L’erreur déterminante et excusable

Commençons avec le vice le plus bénin et ordinaire : l’erreur. L’erreur est « le fait de se représenter inexactement l’objet d’une obligation » (Malaurie et al., p.284).

Pour vicier le consentement, elle doit porter « sur les qualités essentielles de la prestation due ou sur celles du cocontractant1 » (Art.1132), qui sont « celles qui ont été expressément ou tacitement convenues et en considération desquelles les parties ont contracté. » (art.1133)

L’erreur doit être excusable. Cela s’apprécie au regard des fonctions et compétences de l’errans. Cette règle ne s’applique pas aux « erreurs-obstacle » (Civ.3, 16 décembre 2014, n°14-14.168). Cette notion est utilisée lorsqu’il y a une complète méprise sur la nature même du contrat : l’un va penser qu’il s’agit d’un prêt et l’autre d’une vente ou bien l’un pense vendre une maison de 60m² et l’autre acheter une maison de 230m² (Civ.3, 21 mai 2008, n°07-10.772). « Le consentement n’est pas vicié : il n’y a pas de consentement du tout ! » (Houtcieff, p.142)

Les erreurs viciant du consentement

Toutes les erreurs déterminantes et excusables n’entraînent pas l’annulation du contrat. Ainsi en est-il de l’erreur sur :

  • un simple motif d’un consentement, « étranger aux qualités essentielles de la prestation due ou du cocontractant, n’est pas une cause de nullité », sauf « l’erreur sur le motif d’une libéralité, en l’absence duquel son auteur n’aurait pas disposé » (Art.1135)2 ou si le motif est stipulé dans le contrat (Com., 11 avril 2012, n°11-15.429).
  • Les qualités du cocontractant sauf si le contrat est conclu intuitu personae et que ces qualités sont « essentielles » (Art. 1134)
  • la valeur (art.1136)
  • une qualité qui était, au moment de la conclusion, incertaine et dont l’aléa avait été accepté. On dit que « l’aléa chasse l’erreur ». Une des illustrations les plus communes de cette règle très ancienne est l’arrêt Fragornard du 24 mars 1987 (Civ.1, n°85-15.736). Un tableau dont l’authenticité était douteuse, « attribué à Fragornard », s’était révélé authentique. La demande en annulation du vendeur avait été rejetée au motif qu’il avait accepté cet aléa. (Art.1133 §3)
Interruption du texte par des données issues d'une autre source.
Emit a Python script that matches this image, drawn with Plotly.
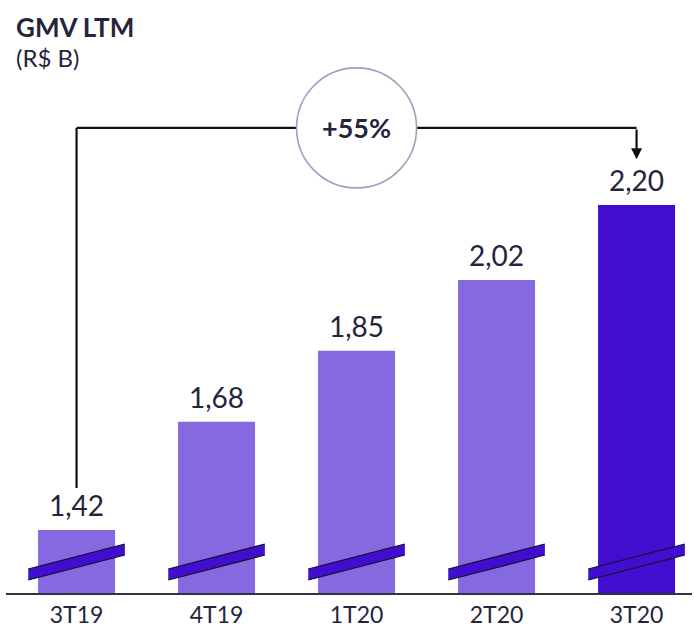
import plotly.graph_objects as go

# GMV over the last twelve months, by quarter (R$ billions)
quarters = ["3T19", "4T19", "1T20", "2T20", "3T20"]
gmv = [1.42, 1.68, 1.85, 2.02, 2.20]
growth_label = "+55%"

LIGHT = "#8669E0"
DARK = "#410ECF"
TEXT = "#26243B"
FONT = "Lato"

bar_colors = [LIGHT] * (len(gmv) - 1) + [DARK]
idx = list(range(len(quarters)))

# Axis geometry: broken y axis starting above zero
y_min, y_max = 1.2688, 2.692
x_min, x_max = -0.504, 4.396

fig = go.Figure(
    go.Bar(
        x=idx,
        y=gmv,
        width=0.55,
        marker=dict(color=bar_colors, line=dict(width=0)),
        hoverinfo="skip",
    )
)

shapes = []
annotations = []

# Value labels above the bars
for i, v in zip(idx, gmv):
    annotations.append(dict(
        x=i, y=v, xref="x", yref="y",
        text=f"{v:.2f}".replace(".", ","),
        showarrow=False, yanchor="bottom", yshift=6,
        font=dict(family=FONT, size=28, color=TEXT),
    ))

# Slanted break marks across each bar
half = 0.345
for i in idx:
    yl_b, yl_t = 1.300, 1.3264
    yr_b, yr_t = 1.360, 1.3864
    shapes.append(dict(
        type="path", xref="x", yref="y",
        path=(f"M {i-half},{yl_b} L {i+half},{yr_b} "
              f"L {i+half},{yr_t} L {i-half},{yl_t} Z"),
        fillcolor=DARK, line=dict(width=0), layer="above",
    ))
    for a, b in ((yl_b, yr_b), (yl_t, yr_t)):
        shapes.append(dict(
            type="line", xref="x", yref="y",
            x0=i - half, y0=a, x1=i + half, y1=b,
            line=dict(color="#111122", width=1.2), layer="above",
        ))

# Growth bracket from first to last quarter
first, last = idx[0], idx[-1]
mid = idx[len(idx) // 2]
bracket_y = max(gmv) + 0.185
r_x, r_y = 0.4286, 0.144
line_style = dict(color="#111111", width=2.2)

shapes += [
    dict(type="line", xref="x", yref="y", x0=first, x1=first,
         y0=gmv[0] + 0.101, y1=bracket_y, line=line_style),
    dict(type="line", xref="x", yref="y", x0=first, x1=mid - r_x,
         y0=bracket_y, y1=bracket_y, line=line_style),
    dict(type="line", xref="x", yref="y", x0=mid + r_x, x1=last,
         y0=bracket_y, y1=bracket_y, line=line_style),
    dict(type="circle", xref="x", yref="y",
         x0=mid - r_x, x1=mid + r_x, y0=bracket_y - r_y, y1=bracket_y + r_y,
         fillcolor="white", line=dict(color="#A29EC0", width=1.6)),
]

annotations.append(dict(
    x=last, y=gmv[-1] + 0.11, xref="x", yref="y",
    ax=last, ay=bracket_y, axref="x", ayref="y",
    showarrow=True, arrowhead=2, arrowsize=1.0, arrowwidth=2.2,
    arrowcolor="#111111", text="",
))
annotations.append(dict(
    x=mid, y=bracket_y, xref="x", yref="y", text=f"<b>{growth_label}</b>",
    showarrow=False, font=dict(family=FONT, size=27, color=TEXT, weight=900),
))

# Title block
annotations += [
    dict(x=0, y=1, xref="paper", yref="paper", xanchor="left", yanchor="top",
         xshift=8, yshift=-9, text="<b>GMV LTM</b>", showarrow=False,
         font=dict(family=FONT, size=26, color=TEXT, weight=900)),
    dict(x=0, y=1, xref="paper", yref="paper", xanchor="left", yanchor="top",
         xshift=8, yshift=-41, text="(R$ B)", showarrow=False,
         font=dict(family=FONT, size=24, color=TEXT)),
]

fig.update_layout(
    width=694, height=628,
    margin=dict(l=6, r=2, t=0, b=35),
    paper_bgcolor="white", plot_bgcolor="white",
    showlegend=False,
    shapes=shapes,
    annotations=annotations,
    xaxis=dict(
        range=[x_min, x_max], tickmode="array", tickvals=idx, ticktext=quarters,
        showgrid=False, zeroline=False, showline=True, linecolor="#333340",
        linewidth=1.5, ticks="", ticklabelstandoff=1, automargin=False,
        tickfont=dict(family=FONT, size=23, color=TEXT),
    ),
    yaxis=dict(range=[y_min, y_max], visible=False, showgrid=False,
               zeroline=False, automargin=False),
)

fig.write_html("out.html")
L’erreur peut porter indifféremment sur le droit ou les faits (art.1132). L’adage « nul n’est censé ignorer la loi » ne s’y oppose pas, empêchant simplement une personne de se soustraire à l’application d’une règle légale en prétextant l’ignorer (Brusorio-Aillaud, p.181).

Com., 11 avril 2012, n°11-15.429 : Une infirmière libérale agissant en milieu rural avait souscrit deux crédits-bail pour obtenir du matériel médical. Elle a cessé de payer les loyers, puis le crédit-bailleur lui a demandé paiement des impayés et restitution du matériel. L’infirmière demanda la nullité du contrat pour erreur et une indemnisation de la part du bailleur pour avoir manqué à son devoir de conseil.

La Cour rappela tout d’abord que « l’erreur sur un motif du contrat extérieur à l’objet de celui-ci n’est pas une cause de nullité de la convention, quand bien même ce motif aurait été déterminant, à moins qu’une stipulation expresse ne l’ait fait entrer dans le champ contractuel en l’érigeant en condition du contrat ». La demandeuse prétendait s’être méprise sur l’utilité du matériel et son adéquation aux besoins des personnes en milieu rural. La Cour de cassation a jugé qu’il s’agissait d’un simple motif et rejeté ses prétentions.

1 L’erreur sur la personne « n’est une cause de nullité que dans les contrats conclus en considération de la personne. » (Art. 1134)

2 Cette disposition continue une solution auparavant basée sur la cause (Civ.3, 29 janvier 2014, n°12-28.751).